STATED PROBLEM:
Write out each line of the listing as it stands, without the images.

DATA LINES:
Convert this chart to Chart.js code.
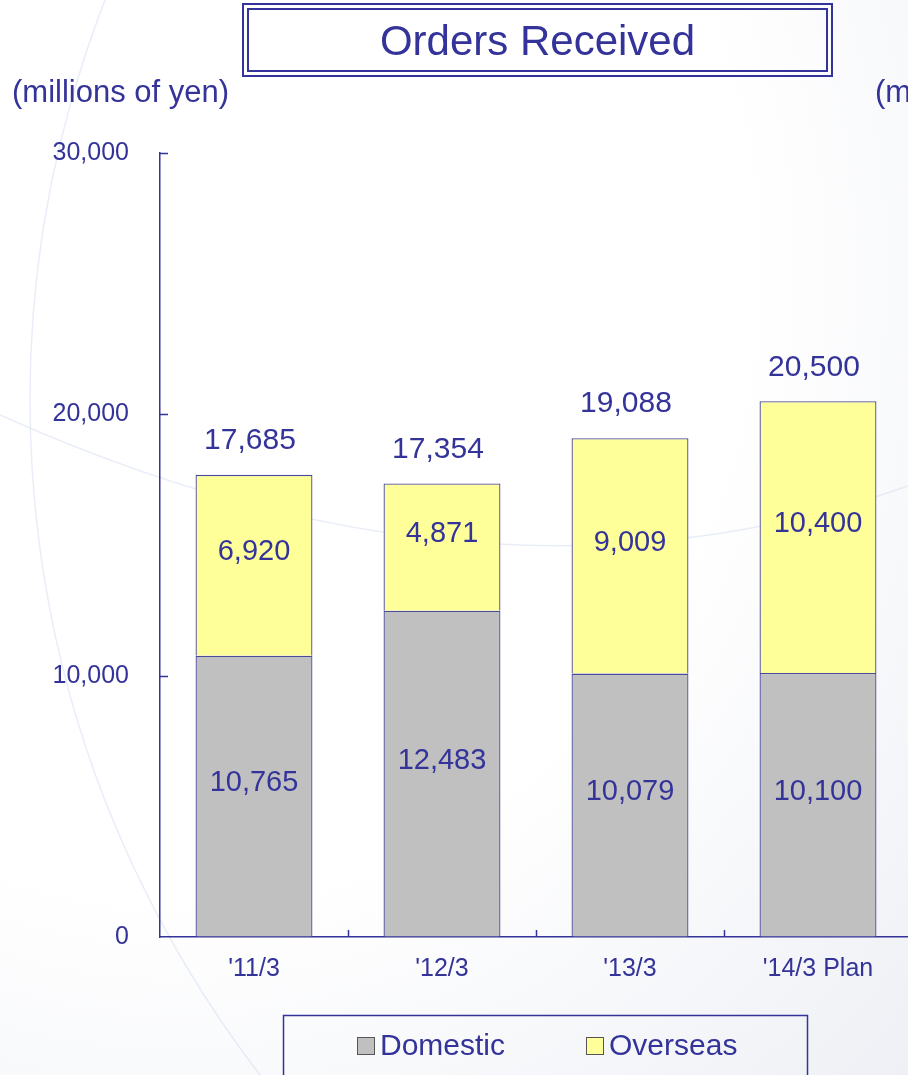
<!DOCTYPE html>
<html>
<head>
<meta charset="utf-8">
<script src="https://cdn.jsdelivr.net/npm/chart.js@4.4.1/dist/chart.umd.min.js"></script>
<style>
  html, body { margin: 0; padding: 0; width: 908px; height: 1075px; overflow: hidden; }
  body {
    background: radial-gradient(ellipse at 20% 25%, #ffffff 55%, #eef0f5 100%);
    font-family: "Liberation Sans", Arial, sans-serif;
    color: #333399;
    position: relative;
  }
  #myChart { position: absolute; left: 0; top: 0; }
  .title {
    position: absolute; left: 242px; top: 3px; width: 591px; height: 74px;
    box-sizing: border-box; border: 7px double #333399;
    font-size: 42px; line-height: 62px; text-align: center;
  }
  .unit { position: absolute; top: 73px; font-size: 31px; line-height: 38px; white-space: nowrap; }
</style>
</head>
<body>
<canvas id="myChart" width="930" height="1075"></canvas>
<div class="title">Orders Received</div>
<div class="unit" style="left:12px">(millions of yen)</div>
<div class="unit" style="left:875px">(millions of yen)</div>
<script>
const ctx = document.getElementById('myChart').getContext('2d');

// chart data
const categories = ["'11/3", "'12/3", "'13/3", "'14/3 Plan"];
const domestic = [10765, 12483, 10079, 10100];
const overseas = [6920, 4871, 9009, 10400];
const totals = [17685, 17354, 19088, 20500];
const yTicks = [0, 10000, 20000, 30000];

const navy = '#333399';
const barLine = '#4b4b9b';
const font = '"Liberation Sans", Arial, sans-serif';
const fmt = (v) => v.toLocaleString('en-US');

// faint arcs in the background
const backgroundPlugin = {
  id: 'bgArcs',
  beforeDraw: (chart) => {
    const c = chart.ctx;
    c.save();
    c.strokeStyle = 'rgba(215,222,240,0.55)';
    c.lineWidth = 1.5;
    c.beginPath();
    c.arc(1134, 400, 1104, Math.PI * 0.6, Math.PI * 1.4);
    c.stroke();
    c.beginPath();
    c.moveTo(0, 415);
    c.quadraticCurveTo(500, 640, 930, 478);
    c.stroke();
    c.restore();
  }
};

// inward tick marks on both axes
const tickPlugin = {
  id: 'innerTicks',
  afterDatasetsDraw: (chart) => {
    const c = chart.ctx;
    const { left, bottom } = chart.chartArea;
    const x = chart.scales.x, y = chart.scales.y;
    c.save();
    c.strokeStyle = navy;
    c.lineWidth = 1.5;
    yTicks.forEach(v => {
      if (v === 0) return;
      const py = Math.round(y.getPixelForValue(v)) + 0.5;
      c.beginPath(); c.moveTo(left, py); c.lineTo(left + 8, py); c.stroke();
    });
    for (let i = 0; i < categories.length; i++) {
      const px = Math.round((x.getPixelForValue(i) + x.getPixelForValue(i + 1)) / 2) + 0.5;
      c.beginPath(); c.moveTo(px, bottom); c.lineTo(px, bottom - 7); c.stroke();
    }
    c.restore();
  }
};

// value labels inside bars and totals on top
const labelPlugin = {
  id: 'valueLabels',
  afterDatasetsDraw: (chart) => {
    const c = chart.ctx;
    c.save();
    c.fillStyle = navy;
    c.textAlign = 'center';
    c.textBaseline = 'middle';
    c.font = '29px ' + font;
    chart.data.datasets.forEach((ds, di) => {
      chart.getDatasetMeta(di).data.forEach((bar, i) => {
        const mid = (bar.y + bar.base) / 2 - 13;
        c.fillText(fmt(ds.data[i]), bar.x, mid);
      });
    });
    c.font = '30px ' + font;
    const top = chart.getDatasetMeta(1).data;
    top.forEach((bar, i) => {
      c.fillText(fmt(totals[i]), bar.x - 4, bar.y - 34);
    });
    c.restore();
  }
};

// boxed legend under the axis
const legendPlugin = {
  id: 'boxLegend',
  afterDraw: (chart) => {
    const c = chart.ctx;
    c.save();
    c.strokeStyle = navy;
    c.lineWidth = 1.5;
    c.strokeRect(283.5, 1015.5, 524, 100);
    const starts = [357, 586];
    c.font = '30px ' + font;
    c.textBaseline = 'middle';
    chart.data.datasets.forEach((ds, i) => {
      const sx = starts[i];
      c.fillStyle = ds.backgroundColor;
      c.fillRect(sx, 1037, 18, 18);
      c.strokeStyle = '#555555';
      c.lineWidth = 1;
      c.strokeRect(sx + 0.5, 1037.5, 17, 17);
      c.fillStyle = navy;
      c.fillText(ds.label, sx + 23, 1047);
    });
    c.restore();
  }
};

const chart = new Chart(ctx, {
  type: 'bar',
  data: {
    labels: categories,
    datasets: [
      { label: 'Domestic', data: domestic, backgroundColor: '#c0c0c0', borderColor: barLine, borderWidth: 1.3 },
      { label: 'Overseas', data: overseas, backgroundColor: '#ffff99', borderColor: barLine, borderWidth: 1.3 }
    ]
  },
  options: {
    responsive: false,
    devicePixelRatio: 1,
    animation: false,
    barPercentage: 0.622,
    categoryPercentage: 1,
    layout: { padding: { top: 153, right: 18, bottom: 0, left: 0 } },
    scales: {
      x: {
        stacked: true,
        grid: { display: true, drawOnChartArea: false, drawTicks: false, offset: true },
        border: { color: navy, width: 1.5 },
        ticks: { color: navy, font: { family: font, size: 25 }, padding: 17, maxRotation: 0 },
        afterFit: (scale) => { scale.height = 138; }
      },
      y: {
        stacked: true,
        min: 0,
        max: 30000,
        grid: { display: true, drawOnChartArea: false, drawTicks: false },
        border: { color: navy, width: 1.5 },
        ticks: {
          stepSize: 10000,
          color: navy,
          padding: 31,
          font: { family: font, size: 25 },
          callback: (v) => fmt(v)
        },
        afterFit: (scale) => { scale.width = 160; }
      }
    },
    plugins: {
      legend: { display: false },
      tooltip: { enabled: false }
    }
  },
  plugins: [backgroundPlugin, tickPlugin, labelPlugin, legendPlugin]
});
</script>
</body>
</html>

WRITTEN RESPONSE:
Convert this chart to Chart.js code.
<!DOCTYPE html>
<html>
<head>
<meta charset="utf-8">
<script src="https://cdn.jsdelivr.net/npm/chart.js@4.4.1/dist/chart.umd.min.js"></script>
<style>
  html, body { margin: 0; padding: 0; width: 908px; height: 1075px; overflow: hidden; }
  body {
    background: radial-gradient(ellipse at 20% 25%, #ffffff 55%, #eef0f5 100%);
    font-family: "Liberation Sans", Arial, sans-serif;
    color: #333399;
    position: relative;
  }
  #myChart { position: absolute; left: 0; top: 0; }
  .title {
    position: absolute; left: 242px; top: 3px; width: 591px; height: 74px;
    box-sizing: border-box; border: 7px double #333399;
    font-size: 42px; line-height: 62px; text-align: center;
  }
  .unit { position: absolute; top: 73px; font-size: 31px; line-height: 38px; white-space: nowrap; }
</style>
</head>
<body>
<canvas id="myChart" width="930" height="1075"></canvas>
<div class="title">Orders Received</div>
<div class="unit" style="left:12px">(millions of yen)</div>
<div class="unit" style="left:875px">(millions of yen)</div>
<script>
const ctx = document.getElementById('myChart').getContext('2d');

// chart data
const categories = ["'11/3", "'12/3", "'13/3", "'14/3 Plan"];
const domestic = [10765, 12483, 10079, 10100];
const overseas = [6920, 4871, 9009, 10400];
const totals = [17685, 17354, 19088, 20500];
const yTicks = [0, 10000, 20000, 30000];

const navy = '#333399';
const barLine = '#4b4b9b';
const font = '"Liberation Sans", Arial, sans-serif';
const fmt = (v) => v.toLocaleString('en-US');

// faint arcs in the background
const backgroundPlugin = {
  id: 'bgArcs',
  beforeDraw: (chart) => {
    const c = chart.ctx;
    c.save();
    c.strokeStyle = 'rgba(215,222,240,0.55)';
    c.lineWidth = 1.5;
    c.beginPath();
    c.arc(1134, 400, 1104, Math.PI * 0.6, Math.PI * 1.4);
    c.stroke();
    c.beginPath();
    c.moveTo(0, 415);
    c.quadraticCurveTo(500, 640, 930, 478);
    c.stroke();
    c.restore();
  }
};

// inward tick marks on both axes
const tickPlugin = {
  id: 'innerTicks',
  afterDatasetsDraw: (chart) => {
    const c = chart.ctx;
    const { left, bottom } = chart.chartArea;
    const x = chart.scales.x, y = chart.scales.y;
    c.save();
    c.strokeStyle = navy;
    c.lineWidth = 1.5;
    yTicks.forEach(v => {
      if (v === 0) return;
      const py = Math.round(y.getPixelForValue(v)) + 0.5;
      c.beginPath(); c.moveTo(left, py); c.lineTo(left + 8, py); c.stroke();
    });
    for (let i = 0; i < categories.length; i++) {
      const px = Math.round((x.getPixelForValue(i) + x.getPixelForValue(i + 1)) / 2) + 0.5;
      c.beginPath(); c.moveTo(px, bottom); c.lineTo(px, bottom - 7); c.stroke();
    }
    c.restore();
  }
};

// value labels inside bars and totals on top
const labelPlugin = {
  id: 'valueLabels',
  afterDatasetsDraw: (chart) => {
    const c = chart.ctx;
    c.save();
    c.fillStyle = navy;
    c.textAlign = 'center';
    c.textBaseline = 'middle';
    c.font = '29px ' + font;
    chart.data.datasets.forEach((ds, di) => {
      chart.getDatasetMeta(di).data.forEach((bar, i) => {
        const mid = (bar.y + bar.base) / 2 - 13;
        c.fillText(fmt(ds.data[i]), bar.x, mid);
      });
    });
    c.font = '30px ' + font;
    const top = chart.getDatasetMeta(1).data;
    top.forEach((bar, i) => {
      c.fillText(fmt(totals[i]), bar.x - 4, bar.y - 34);
    });
    c.restore();
  }
};

// boxed legend under the axis
const legendPlugin = {
  id: 'boxLegend',
  afterDraw: (chart) => {
    const c = chart.ctx;
    c.save();
    c.strokeStyle = navy;
    c.lineWidth = 1.5;
    c.strokeRect(283.5, 1015.5, 524, 100);
    const starts = [357, 586];
    c.font = '30px ' + font;
    c.textBaseline = 'middle';
    chart.data.datasets.forEach((ds, i) => {
      const sx = starts[i];
      c.fillStyle = ds.backgroundColor;
      c.fillRect(sx, 1037, 18, 18);
      c.strokeStyle = '#555555';
      c.lineWidth = 1;
      c.strokeRect(sx + 0.5, 1037.5, 17, 17);
      c.fillStyle = navy;
      c.fillText(ds.label, sx + 23, 1047);
    });
    c.restore();
  }
};

const chart = new Chart(ctx, {
  type: 'bar',
  data: {
    labels: categories,
    datasets: [
      { label: 'Domestic', data: domestic, backgroundColor: '#c0c0c0', borderColor: barLine, borderWidth: 1.3 },
      { label: 'Overseas', data: overseas, backgroundColor: '#ffff99', borderColor: barLine, borderWidth: 1.3 }
    ]
  },
  options: {
    responsive: false,
    devicePixelRatio: 1,
    animation: false,
    barPercentage: 0.622,
    categoryPercentage: 1,
    layout: { padding: { top: 153, right: 18, bottom: 0, left: 0 } },
    scales: {
      x: {
        stacked: true,
        grid: { display: true, drawOnChartArea: false, drawTicks: false, offset: true },
        border: { color: navy, width: 1.5 },
        ticks: { color: navy, font: { family: font, size: 25 }, padding: 17, maxRotation: 0 },
        afterFit: (scale) => { scale.height = 138; }
      },
      y: {
        stacked: true,
        min: 0,
        max: 30000,
        grid: { display: true, drawOnChartArea: false, drawTicks: false },
        border: { color: navy, width: 1.5 },
        ticks: {
          stepSize: 10000,
          color: navy,
          padding: 31,
          font: { family: font, size: 25 },
          callback: (v) => fmt(v)
        },
        afterFit: (scale) => { scale.width = 160; }
      }
    },
    plugins: {
      legend: { display: false },
      tooltip: { enabled: false }
    }
  },
  plugins: [backgroundPlugin, tickPlugin, labelPlugin, legendPlugin]
});
</script>
</body>
</html>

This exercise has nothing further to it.